Financer le sport féminin
Malgré un top 100 représentatif de ces inégalités persistantes, une lueur d’espoir commence à percer. Du côté des fédérations comme des diffuseurs, des financements commencent à être engagés pour promouvoir le sport féminin. Déjà, les Jeux de Paris 2024 étaient les premiers Jeux Olympiques paritaires de l’histoire. Une grande avancée pour un événement d’envergure mondiale.
Mais ça ne s’arrête pas là. En décembre 2024, la chaîne Canal+ a pour la première fois diffusé un match de saison régulière de l’Élite 1 Féminine de rugby. Par ailleurs, la BBC vient d’acheter les droits de la compétition féminine Women’s Super League de football avec Sky Sports et le championnat français de première division sera diffusé par Canal Plus pour moins de 2 millions d’euros par saison. Seront donc diffusés 118 matchs par saison, pour un montant de 65 millions de livres par an (77 millions d’euros) sur cinq ans, révèle le journal L’Humanité qui estime cet investissement 10 fois supérieur au montant des anciens droits.
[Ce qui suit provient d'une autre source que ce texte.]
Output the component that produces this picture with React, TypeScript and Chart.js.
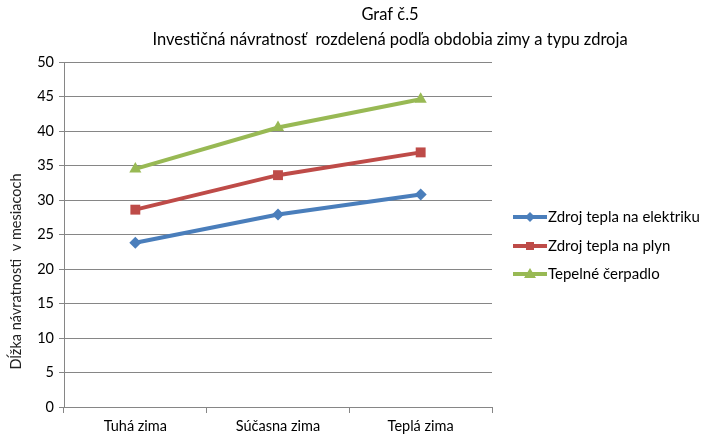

En tennis, si l’égalité salariale était déjà garantie dans les quatre tournois du Grand Chelem, les tournois de catégorie Masters 500 et 1000 se sont engagés à combler les inégalités de revenus d’ici 2027. Côté basket, les droits télé devraient rapporter à la WNBA plus de 200 millions de dollars par an pour les dix prochaines années. Un progrès qui ne suffit pas à rattraper la somme versée à la NBA : 76 milliards sur onze ans. En golf, le vent tourne pour les femmes : le circuit féminin LPGA Tour alloue une dotation de 131 millions de dollars pour ses 33 tournois, ce qui représente une augmentation de 90 % par rapport à 2021.
Reste à savoir si cela suffira pour que des sportives se hissent dans le prochain classement des athlètes internationaux les mieux payés.